虹を見てみると,時と場合によって微妙に色が異なることがわかります。最初に示した写真に3つの虹を掲載しましたが,青が強く見えていたり,青がほとんど見えず赤が強く見えたりするのがわかります。
今回は,そんな虹の色について考えましょう。
朝焼け・夕焼けによる赤い虹
まずはわかりやすいところから見ていきます。朝焼け・夕焼けのときは,虹を作る太陽光の色が赤っぽくなっているので,虹も赤っぽく見えます。
これを定量的に解析するために,写真の各画素のRGB(光の3原色である,R:赤,G:緑,B:青)の強度を解析ソフトImageJにて求めました。
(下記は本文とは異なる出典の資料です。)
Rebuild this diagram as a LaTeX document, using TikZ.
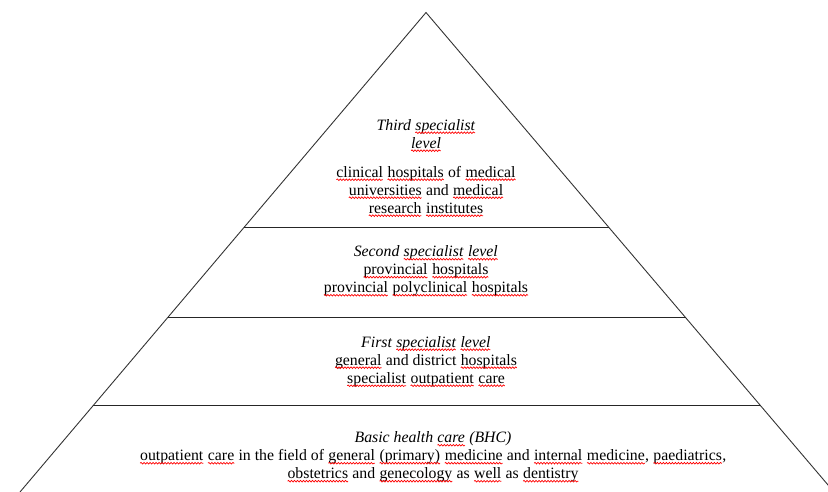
\documentclass[tikz,border=0pt]{standalone}
\usepackage{fontspec}
\setmainfont{Liberation Serif}
\usepackage{xcolor}
\usetikzlibrary{calc,positioning,decorations.pathmorphing}

% red wavy mark under a word
\newcommand{\sqw}[1]{\tikz[baseline=(w.base), x=1pt, y=1pt]{%
  \node [inner sep=0pt, outer sep=0pt] (w) {#1};
  \draw [red, line width=0.7pt, decorate,
         decoration={snake, amplitude=0.8pt, segment length=3pt}]
        ([yshift=-2.6pt]w.base west) -- ([yshift=-2.6pt]w.base east);}}

\tikzset{side/.style  = {line width=0.9pt, draw=black!80},
         floor/.style = {line width=1.4pt, draw=black!85},
         level/.style = {align=center, inner sep=0pt,
                         font=\fontsize{15.8}{18}\selectfont}}

\begin{document}
\begin{tikzpicture}[x=1pt, y=-1pt]
\useasboundingbox (0,0) rectangle (828,492);
\coordinate (apex) at (426,12.5);
\coordinate (footL) at (20,492);
\coordinate (footR) at (834,492);
\draw [side] (footL) -- (apex) -- (footR);
% floors between the levels
\foreach \n/\t in {1/0.4484, 2/0.6361, 3/0.8196} {
  \coordinate (floor\n L) at ($(apex)!\t!(footL)$);
  \coordinate (floor\n R) at ($(apex)!\t!(footR)$);
  \draw [floor] (floor\n L) -- (floor\n R);
}
\node (third) [level] at (426,168)
  {\textit{Third \sqw{specialist}}\\ \textit{\sqw{level}}\\[11pt]
   \sqw{clinical} \sqw{hospitals} of \sqw{medical}\\
   \sqw{universities} and \sqw{medical}\\
   \sqw{research} \sqw{institutes}};
\node (second) [level] at (426,271)
  {\textit{Second \sqw{specialist} \sqw{level}}\\
   \sqw{provincial} \sqw{hospitals}\\
   \sqw{provincial} \sqw{polyclinical} \sqw{hospitals}};
\node (first) [level] at (426,361.5)
  {\textit{First \sqw{specialist} \sqw{level}}\\
   \sqw{general} and district \sqw{hospitals}\\
   \sqw{specialist} \sqw{outpatient} \sqw{care}};
\node (basic) [level] at (433,457)
  {\textit{Basic health \sqw{care} (BHC)}\\
   \sqw{outpatient} \sqw{care} in the field of \sqw{general} \sqw{(primary)} \sqw{medicine} and \sqw{internal} \sqw{medicine}, \sqw{paediatrics},\\
   \sqw{obstetrics} and \sqw{genecology} as \sqw{well} as \sqw{dentistry}};
\end{tikzpicture}
\end{document}
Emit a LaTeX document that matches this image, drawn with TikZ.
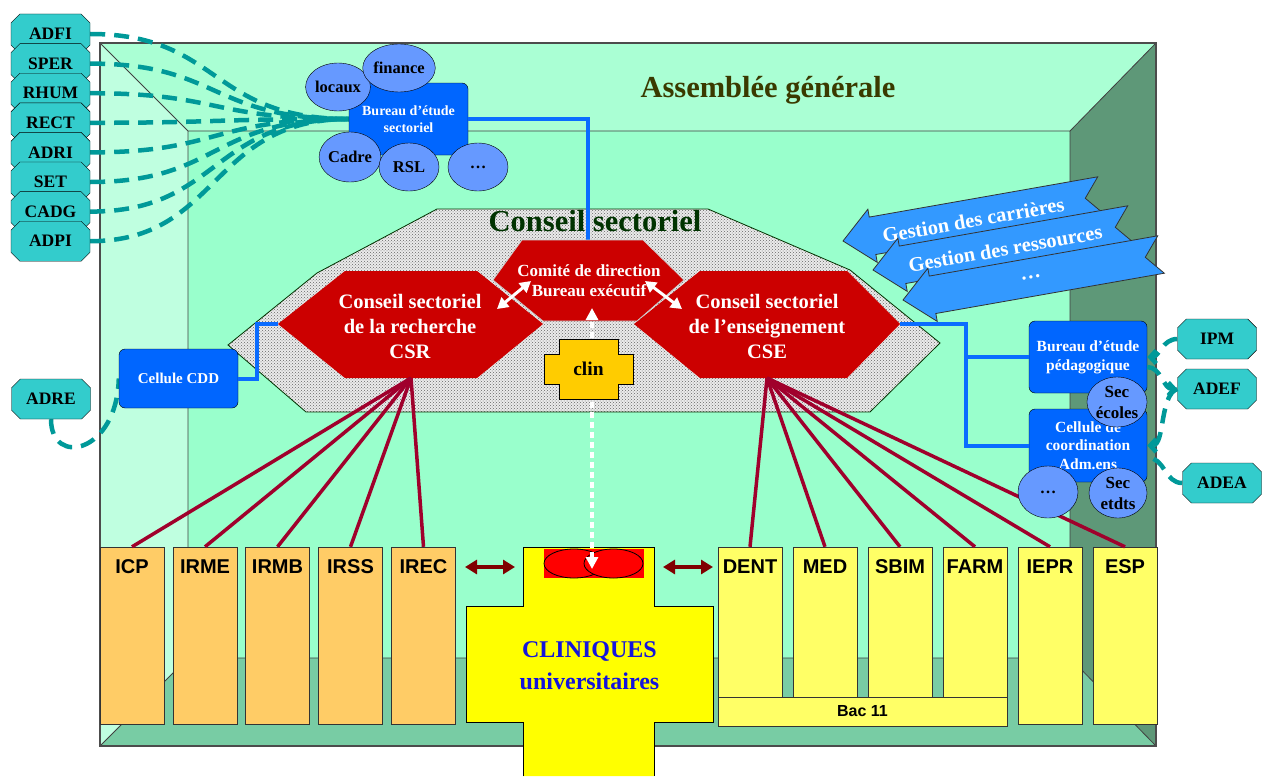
\documentclass[tikz,border=0pt]{standalone}
\usepackage{fontspec}
\setmainfont{Liberation Serif}
\newfontfamily\arialfont{Liberation Sans}
\usetikzlibrary{shapes.geometric,shapes.misc,arrows.meta,patterns}
\definecolor{ceilc}{HTML}{AAFFD4}
\definecolor{lwallc}{HTML}{BFFFE0}
\definecolor{backc}{HTML}{99FFCC}
\definecolor{floorc}{HTML}{78CCA4}
\definecolor{rwallc}{HTML}{5E9878}
\definecolor{agc}{HTML}{3A3A00}
\definecolor{csc}{HTML}{003300}
\definecolor{redc}{HTML}{CC0000}
\definecolor{bluec}{HTML}{0066FF}
\definecolor{lbluec}{HTML}{6699FF}
\definecolor{blinec}{HTML}{0A6CFF}
\definecolor{tealc}{HTML}{009999}
\definecolor{octc}{HTML}{33CCCC}
\definecolor{garc}{HTML}{3399FF}
\definecolor{crimc}{HTML}{A0002C}
\definecolor{drc}{HTML}{800000}
\definecolor{obc}{HTML}{FFCC66}
\definecolor{ybc}{HTML}{FFFF66}
\definecolor{clinc}{HTML}{FFCC00}
\definecolor{crossc}{HTML}{FFFF00}
\definecolor{cltxt}{HTML}{1414DC}
\pgfdeclarelayer{bg}
\pgfdeclarelayer{mid}
\pgfsetlayers{bg,mid,main}
\begin{document}
\begin{tikzpicture}[x=1pt,y=-1pt,
  blueline/.style={draw=blinec, line width=4pt},
  tdash/.style={draw=tealc, line width=4.5pt, dash pattern=on 15pt off 9pt},
  oct/.style={chamfered rectangle, chamfered rectangle xsep=10pt, draw=black, fill=octc,
    minimum width=79pt, minimum height=40pt, inner sep=0pt, font=\bfseries\fontsize{17.5}{17.5}\selectfont},
  bbox/.style={rectangle, rounded corners=6pt, draw=black, fill=bluec, text=white, align=center,
    inner sep=0pt, font=\bfseries\fontsize{14}{17}\selectfont},
  bell/.style={ellipse, draw=black, fill=lbluec, inner sep=0pt, minimum width=59pt, minimum height=48pt,
    align=center, font=\bfseries\fontsize{16.5}{20}\selectfont},
  whitetxt/.style={text=white, align=center, font=\bfseries\fontsize{20.5}{25}\selectfont},
  obox/.style={draw=black!80, fill=obc, minimum width=64pt, minimum height=177pt, inner sep=0pt},
  ybox/.style={draw=black!80, fill=ybc, minimum width=64pt, inner sep=0pt},
  boxlbl/.style={font=\arialfont\bfseries\fontsize{20}{20}\selectfont},
  crim/.style={draw=crimc, line width=3.5pt},
  drarr/.style={draw=drc, line width=4pt, {Triangle[length=12pt,width=14pt]}-{Triangle[length=12pt,width=14pt]}},
  warr/.style={draw=white, line width=3pt, {Triangle[length=11pt,width=12pt]}-{Triangle[length=11pt,width=12pt]}},
  garrow/.style={fill=garc, draw=black!80, line width=0.8pt},
  gtxt/.style={text=white, font=\bfseries\fontsize{20.5}{20.5}\selectfont, rotate=10},
  barb/.style={-{Straight Barb[length=6pt,width=13pt]}}
]
\useasboundingbox (0,0) rectangle (1263,776);

\begin{pgfonlayer}{bg}
\fill[ceilc] (100,43) -- (1156,43) -- (1070,131) -- (188,131) -- cycle;
\fill[lwallc] (100,43) -- (188,131) -- (188,658) -- (100,746) -- cycle;
\fill[rwallc] (1156,43) -- (1156,746) -- (1070,658) -- (1070,131) -- cycle;
\fill[floorc] (188,658) -- (1070,658) -- (1156,746) -- (100,746) -- cycle;
\fill[backc] (188,131) rectangle (1070,658);
\draw[black!75, line width=0.8pt] (188,131) rectangle (1070,658)
  (100,43) -- (188,131) (1156,43) -- (1070,131) (100,746) -- (188,658) (1156,746) -- (1070,658);
\draw[black!70, line width=1.6pt] (100,43) rectangle (1156,746);
\path[fill=black!8] (437,209) -- (708,209) -- (850,270) -- (940,343) -- (870,412) -- (306,412) -- (228,345) -- (317,273) -- cycle;
\path[pattern=crosshatch dots, pattern color=black!60] (437,209) -- (708,209) -- (850,270) -- (940,343) -- (870,412) -- (306,412) -- (228,345) -- (317,273) -- cycle;
\draw[csc, line width=0.8pt] (437,209) -- (708,209) -- (850,270) -- (940,343) -- (870,412) -- (306,412) -- (228,345) -- (317,273) -- cycle;
\end{pgfonlayer}

% titles
\node[font=\bfseries\fontsize{30.5}{36}\selectfont, text=agc] (ag) at (768,90) {Assemblée générale};
\node[font=\bfseries\fontsize{30.5}{36}\selectfont, text=csc] (cst) at (595,221) {Conseil sectoriel};

% Bureau d'etude sectoriel
\node[bbox, minimum width=119pt, minimum height=72pt] (bes) at (408.5,119) {Bureau d’étude\\sectoriel};
\node[bell] (locaux) at (338,87) {locaux};
\node[bell] (finance) at (399,68) {finance};
\node[bell, minimum width=60pt, minimum height=50pt] (cadre) at (350,157) {Cadre};
\node[bell, minimum width=60pt] (rsl) at (409,167) {RSL};
\node[bell, minimum width=60pt] (bdots) at (478,167) {…};

% coordinates of the red hexagons
\coordinate (cdtop) at (588,240);
\coordinate (csrtip) at (278,324);
\coordinate (csrb) at (411,378);
\coordinate (csetip) at (900,324);
\coordinate (cseb) at (767,378);
\draw[blueline] (bes.east) -| (cdtop);

\fill[redc] (278,324) -- (345,271) -- (477,271) -- (543,324) -- (477,378) -- (345,378) -- cycle;
\fill[redc] (634,324) -- (700,271) -- (847,271) -- (900,324) -- (847,378) -- (700,378) -- cycle;
\filldraw[fill=redc, draw=white!80!black, line width=0.7pt] (493,280) -- (522,240) -- (643,240) -- (684,280) -- (637,321) -- (543,321) -- cycle;

\node[whitetxt] (csr) at (410,326) {Conseil sectoriel\\de la recherche\\CSR};
\node[whitetxt] (cse) at (767,326) {Conseil sectoriel\\de l’enseignement\\CSE};
\node[text=white, align=center, font=\bfseries\fontsize{17}{20}\selectfont] (cdir) at (589,281) {Comité de direction\\Bureau exécutif};

\coordinate (wa1) at (497,309);
\coordinate (wa2) at (531,281);
\coordinate (wa3) at (645,281);
\coordinate (wa4) at (682,309);
\draw[warr] (wa1) -- (wa2);
\draw[warr] (wa3) -- (wa4);

% Gestion arrows
\begin{scope}[shift={(843,241)}, rotate=10]
\filldraw[garrow] (0,0) -- (30,-27) -- (30,-19) -- (262,-19) -- (246,0) -- (262,19) -- (30,19) -- (30,27) -- cycle;
\node[gtxt] (g1) at (132,2) {Gestion des carrières};
\end{scope}
\begin{scope}[shift={(873,270)}, rotate=10]
\filldraw[garrow] (0,0) -- (30,-27) -- (30,-19) -- (262,-19) -- (246,0) -- (262,19) -- (30,19) -- (30,27) -- cycle;
\node[gtxt] (g2) at (134,2) {Gestion des ressources};
\end{scope}
\begin{scope}[shift={(903,300)}, rotate=10]
\filldraw[garrow] (0,0) -- (30,-27) -- (30,-19) -- (262,-19) -- (246,0) -- (262,19) -- (30,19) -- (30,27) -- cycle;
\node[gtxt] (g3) at (130,0) {…};
\end{scope}

% side boxes
\node[bbox, minimum width=119pt, minimum height=59pt, font=\bfseries\fontsize{15}{18}\selectfont] (ccdd) at (178.5,378.5) {Cellule CDD};
\draw[blueline] (ccdd.east) -- ++(19,0) |- (csrtip);
\node[bbox, minimum width=118pt, minimum height=72pt, font=\bfseries\fontsize{15.5}{19}\selectfont] (bep) at (1088,357) {Bureau d’étude\\pédagogique};
\node[bbox, minimum width=118pt, minimum height=73pt, font=\bfseries\fontsize{15.5}{18.5}\selectfont] (cel) at (1088,445.5) {Cellule de\\coordination\\Adm.ens};
\draw[blueline] (csetip) -- ++(66,0) |- (bep.west);
\draw[blueline] (csetip) -- ++(66,0) |- (cel.west);
\node[bell, minimum width=58pt, minimum height=50pt, font=\bfseries\fontsize{17}{21}\selectfont] (secec) at (1117,402) {Sec\\écoles};

% bottom boxes
\node[obox] (icp) at (132,635.5) {};
\node[obox] (irme) at (205,635.5) {};
\node[obox] (irmb) at (277.5,635.5) {};
\node[obox] (irss) at (350.5,635.5) {};
\node[obox] (irec) at (423.5,635.5) {};
\node[ybox, minimum height=150pt] (dent) at (750,622) {};
\node[ybox, minimum height=150pt] (med) at (825,622) {};
\node[ybox, minimum height=150pt] (sbim) at (900,622) {};
\node[ybox, minimum height=150pt] (farm) at (975,622) {};
\node[ybox, minimum height=177pt] (iepr) at (1050,635.5) {};
\node[ybox, minimum height=177pt] (esp) at (1125,635.5) {};
\node[ybox, minimum width=289pt, minimum height=29pt, font=\arialfont\bfseries\fontsize{16}{16}\selectfont] (bac) at (862.5,711.5) {Bac 11};
\node[boxlbl] (icpL) at (132,567) {ICP};
\node[boxlbl] (irmeL) at (205,567) {IRME};
\node[boxlbl] (irmbL) at (277.5,567) {IRMB};
\node[boxlbl] (irssL) at (350.5,567) {IRSS};
\node[boxlbl] (irecL) at (423.5,567) {IREC};
\node[boxlbl] (dentL) at (750,567) {DENT};
\node[boxlbl] (medL) at (825,567) {MED};
\node[boxlbl] (sbimL) at (900,567) {SBIM};
\node[boxlbl] (farmL) at (975,567) {FARM};
\node[boxlbl] (ieprL) at (1050,567) {IEPR};
\node[boxlbl] (espL) at (1125,567) {ESP};

% red fan lines
\foreach \b in {icp,irme,irmb,irss,irec} \draw[crim] (csrb) -- (\b.north);
\foreach \b in {dent,med,sbim,farm,iepr,esp} \draw[crim] (cseb) -- (\b.north);

\node[bell, minimum width=60pt, minimum height=52pt] (cdots) at (1048,492) {…};
\node[bell, minimum width=58pt, minimum height=50pt, font=\bfseries\fontsize{17}{21}\selectfont] (secet) at (1118,493) {Sec\\etdts};

% cliniques cross
\fill[crossc] (523,547) -- (654,547) -- (654,606) -- (713,606) -- (713,722) -- (654,722) -- (654,776) -- (523,776) -- (523,722) -- (466,722) -- (466,606) -- (523,606) -- cycle;
\draw[black, line width=0.9pt] (523,776) -- (523,722) -- (466,722) -- (466,606) -- (523,606) -- (523,547) -- (654,547) -- (654,606) -- (713,606) -- (713,722) -- (654,722) -- (654,776);
\fill[red] (544,549) rectangle (644,578);
\filldraw[fill=red, draw=black, line width=0.8pt] (574,563.5) ellipse [x radius=30pt, y radius=14.5pt];
\filldraw[fill=red, draw=black, line width=0.8pt] (613.5,563.5) ellipse [x radius=29.5pt, y radius=14.5pt];
\node[text=cltxt, align=center, font=\bfseries\fontsize{24}{32}\selectfont] (clinu) at (589.5,666) {CLINIQUES\\universitaires};

\coordinate (la1) at (465,567);
\coordinate (la2) at (515,567);
\coordinate (ra1) at (663,567);
\coordinate (ra2) at (713,567);
\draw[drarr] (la1) -- (la2);
\draw[drarr] (ra1) -- (ra2);

% dotted white arrow
\coordinate (dtop) at (592,308);
\coordinate (dbot) at (592,569);
\draw[white, line width=3.5pt, dash pattern=on 6pt off 4pt, {Triangle[length=12pt,width=12pt]}-{Triangle[length=12pt,width=12pt]}] (dbot) -- (dtop);

% clin
\filldraw[fill=clinc, draw=black, line width=0.9pt] (559,339) -- (618,339) -- (618,354) -- (633,354) -- (633,384) -- (618,384) -- (618,399) -- (559,399) -- (559,384) -- (544,384) -- (544,354) -- (559,354) -- cycle;
\node[font=\bfseries\fontsize{19.5}{19.5}\selectfont] (clin) at (588.5,369) {clin};

% octagons
\foreach \nm/\lab [count=\i from 0] in {adfi/ADFI,sper/SPER,rhum/RHUM,rect/RECT,adri/ADRI,set/SET,cadg/CADG,adpi/ADPI}
  \node[oct] (\nm) at (50.5,{34+29.6*\i}) {\lab};
\node[oct] (adre) at (51,399) {ADRE};
\node[oct] (ipm) at (1217,339) {IPM};
\node[oct] (adef) at (1217,389) {ADEF};
\node[oct] (adea) at (1222,483) {ADEA};

\begin{pgfonlayer}{mid}
\foreach \nm in {adfi,sper,rhum,rect,adri,set,cadg,adpi}
  \draw[tdash] (\nm.east) .. controls +(130,0) and +(-139,0) .. (bes.west);
\draw[tdash] (adre.south) .. controls +(0,48) and +(-2,75) .. (ccdd.west);
\end{pgfonlayer}
\draw[tdash, barb] (ipm.west) .. controls +(-15,0) and +(12,0) .. (bep.east);
\draw[tdash, barb] ([yshift=-10pt]bep.east) .. controls +(14,0) and +(-14,0) .. (adef.west);
\draw[tdash, barb] (adef.west) .. controls +(-18,6) and +(18,0) .. (cel.east);
\draw[tdash] (adea.west) .. controls +(-18,0) and +(18,0) .. ([yshift=-12pt]cel.east);
\end{tikzpicture}
\end{document}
主虹の半径方向位置について,主虹内周端を0,主虹外周端を1とし,RGB強度プロファイルをグラフにしました。
朝焼け・夕焼けのときは太陽光が赤っぽいので,主虹の内側(虹の半径方向位置が0未満)や外側(半径方向位置が1より大きい)では赤の強度が最も大きくなっています(グラフの線の色がRGBの各色を表します)。主虹が出ている半径方向0~1のところを見ると,青の強度は極大点の盛り上がりがほとんどなく,虹として青色がほとんど出ていないことがわかります。これに対し緑や赤はピークを持ち,その中でも赤のピークが大きくなっていることがわかります。
虹の色の濃さ
それでは,朝焼けや夕焼け以外のときはどうでしょうか? 以下に6つの虹を示します。それぞれの虹の主虹の内側あるいは外側はRGBがほとんど同じ強度か,青が強めの分布となっています。青が強いのは青空の散乱の影響を受けている影響と考えられます。
最初のふたつはRGBの極大値が3つの色でほぼ同じで,各色が均等に出ているものです。虹の7色がきれいに出ていると思います。ただ,個人的には7色あるとは見えず,紫・青・緑・黄・橙・赤の6色に見えます。
つぎの2つの虹は青が強く出ているものです。
最後のふたつの虹は赤が強く出ています。主虹でないところは赤が優勢ではないので,朝焼けや夕焼けが要因ではないことはわかります。
虹の色に影響する因子
虹の色は雨の水滴径が影響するといわれており,以下の文献によれば「水滴の半径0.5~1mmでは,紫色が輝き,緑色がはっきりする。赤色は出るが、青色は薄い。」「水滴半径0.25mmでは,赤色はかなり弱い」とあります。この文章からは,今回の解析との関連はよくわかりません。
文献)Amazon.co.jp: 授業 虹の科学: 光の原理から人工虹のつくり方まで (「ひと」BOOKS) : 西條 敏美: 本
また,別の文献では「どの色が現れやすいかは雨滴の大きさによる。大きい雨滴(直径1~2ミリメートル)のときは、赤、橙、緑、すみれ色がはっきり出る。また小さい雨滴(直径0.2~0.3ミリメートル)のときは橙、緑の2色くらいとなり、虹の幅も広くなる。」
参考)虹 | 日本大百科全書 (japanknowledge.com)
水滴の大きさで色が影響するようですが,私はもう少し勉強する必要があり,今回ははっきりした解説をすることは無理そうです。私が理解できたらまたブログにアップします。